First and foremost, now that I am in a department where my colleagues actually value my contribution to research, teaching, and service, there are many, many more demands on my time, which leaves little time for blogging. Indeed, I started blogging in 2011 so that I could “control the frame,” i.e., so that I could define what my research agenda meant instead of letting others define it for me. And that worked, which was great, but it also meant that I had to rethink why I was blogging, and I didn’t have time to do that until this summer.

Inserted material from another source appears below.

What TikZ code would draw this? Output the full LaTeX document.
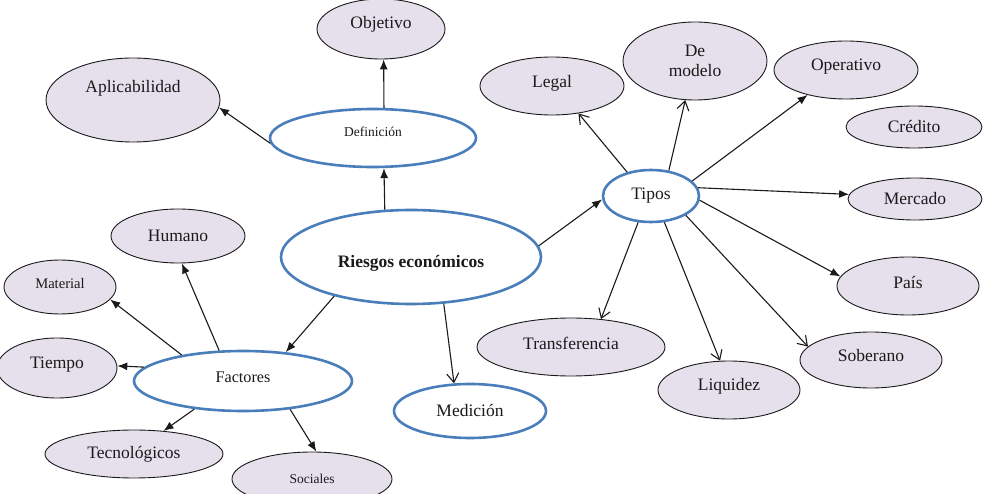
\documentclass[tikz,border=0pt]{standalone}
\usepackage{fontspec}
\setmainfont{Liberation Serif}
\usepackage{xcolor}
\usetikzlibrary{arrows.meta,shapes.geometric}
\definecolor{bluering}{HTML}{4A7EBB}
\definecolor{lilacfill}{HTML}{E5E0EC}
\definecolor{inkline}{HTML}{1A1A1A}
\tikzset{every node/.append style={font=\fontsize{17.5}{20}\selectfont},
  hub/.style={ellipse,draw=bluering,line width=2.6pt,fill=white,inner sep=0pt},
  leaf/.style={ellipse,draw=inkline,line width=0.9pt,fill=lilacfill,inner sep=0pt},
  dims/.style 2 args={minimum width=#1,minimum height=#2},
  lift/.style={text depth=#1},
  sink/.style={text height=#1},
  fillarrow/.style={-{Latex[length=10pt,width=8pt]}},
  openarrow/.style={-{Straight Barb[length=9pt,width=12pt]}}}

\begin{document}
\begin{tikzpicture}[x=1pt,y=-1pt,line width=1.1pt,inkline]
\useasboundingbox (0,0) rectangle (989,494);
\node[hub,dims={260pt}{94pt},font=\fontsize{17.5}{20}\selectfont\bfseries,sink=24pt] (riesgos) at (411,257) {Riesgos económicos\hspace{10pt}};
\node[hub,dims={206pt}{58pt},font=\fontsize{13.5}{15}\selectfont,lift=12pt] (def) at (373,138) {Definición};
\node[leaf,dims={128pt}{60pt},lift=14pt] (obj) at (381,29) {Objetivo};
\node[leaf,dims={174pt}{84pt},lift=28pt] (aplic) at (133,100) {Aplicabilidad};
\node[hub,dims={218pt}{60pt},font=\fontsize{16.2}{18}\selectfont,lift=8pt] (factores) at (243,381) {Factores};
\node[leaf,dims={134pt}{54pt}] (humano) at (178,236) {Humano};
\node[leaf,dims={112pt}{54pt},font=\fontsize{14.6}{16}\selectfont,lift=8pt] (material) at (60,287) {Material};
\node[leaf,dims={120pt}{60pt},lift=10pt] (tiempo) at (57,368) {Tiempo\hspace{32pt}};
\node[leaf,dims={178pt}{48pt}] (tecno) at (134,454) {Tecnológicos};
\node[leaf,dims={160pt}{54pt},font=\fontsize{13.5}{15}\selectfont] (sociales) at (312,479) {Sociales};
\node[hub,dims={152pt}{54pt}] (medicion) at (470,411) {Medición\hspace{14pt}};
\node[hub,dims={96pt}{52pt}] (tipos) at (651,196) {Tipos};
\node[leaf,dims={144pt}{58pt},lift=10pt] (legal) at (552,86) {Legal\hspace{38pt}};
\node[leaf,dims={144pt}{78pt},align=center] (modelo) at (695,61) {De\\modelo};
\node[leaf,dims={144pt}{58pt},lift=10pt] (operativo) at (846,70) {Operativo};
\node[leaf,dims={136pt}{42pt}] (credito) at (914,127) {Crédito\hspace{20pt}};
\node[leaf,dims={134pt}{42pt}] (mercado) at (915,199) {Mercado};
\node[leaf,dims={142pt}{58pt},lift=8pt] (pais) at (908,286) {País};
\node[leaf,dims={142pt}{56pt},lift=10pt] (soberano) at (871,360) {Soberano\hspace{8pt}};
\node[leaf,dims={142pt}{58pt},lift=12pt] (liquidez) at (729,390) {Liquidez\hspace{14pt}};
\node[leaf,dims={188pt}{58pt},lift=8pt] (transfer) at (571,347) {Transferencia\hspace{12pt}};
\draw[fillarrow] (riesgos.119) -- (def.-70);
\draw[fillarrow] (def.70) -- (obj.-85);
\draw[fillarrow] (def.183) -- (aplic.-5);
\draw[fillarrow] (riesgos.-153) -- (factores.34);
\draw[openarrow] (riesgos.-55) -- (medicion.120);
\draw[fillarrow] (riesgos.5) -- (tipos.184);
\draw[fillarrow] (factores.128) -- (humano.-82);
\draw[fillarrow] (factores.157) -- (material.-14);
\draw[fillarrow] (factores.172) -- (tiempo.2);
\draw[fillarrow] (factores.-150) -- (tecno.38);
\draw[fillarrow] (factores.-31) -- (sociales.81);
\draw[openarrow] (tipos.135) -- (legal.-46);
\draw[openarrow] (tipos.55) -- (modelo.-104);
\draw[fillarrow] (tipos.20) -- (operativo.-147);
\draw[fillarrow] (tipos.10) -- (mercado.176);
\draw[fillarrow] (tipos.-5) -- (pais.172);
\draw[openarrow] (tipos.-29) -- (soberano.168);
\draw[openarrow] (tipos.-63) -- (liquidez.107);
\draw[openarrow] (tipos.-116) -- (transfer.43);
\end{tikzpicture}
\end{document}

Second, one does get tired of saying the same things on the same exact topics, but in different words. I can only blog so many times about how there is no link between GMOs and human health, or about how the inverse relationship between farm size and productivity does not constitute a proof that smallholders can feed the world. So I spent the summer accumulating ideas for longer, more analytical posts, as I suspect few of you come here to read posts of the “Hey check out this cool NBER working paper!” variety.

“There’s Always Money in the Banana Stand…”

Yet I don’t want to stop blogging, both because the platform has allowed me to interact with and meet many interesting people in my profession and outside of it and because the act of blogging helps me clarify my thoughts about my research area and makes me a more effective (if not more productive) researcher.

So my resolution for the new academic year is to blog less frequently, but to write longer posts. I was reminded that I shouldn’t stop blogging just yet when when a number of people ask how it was that I came to do fieldwork on the economics of quinoa in Peru, and I have to explain to them that some blog post I wrote once caught the attention of someone with the financial means to make such a research project happen.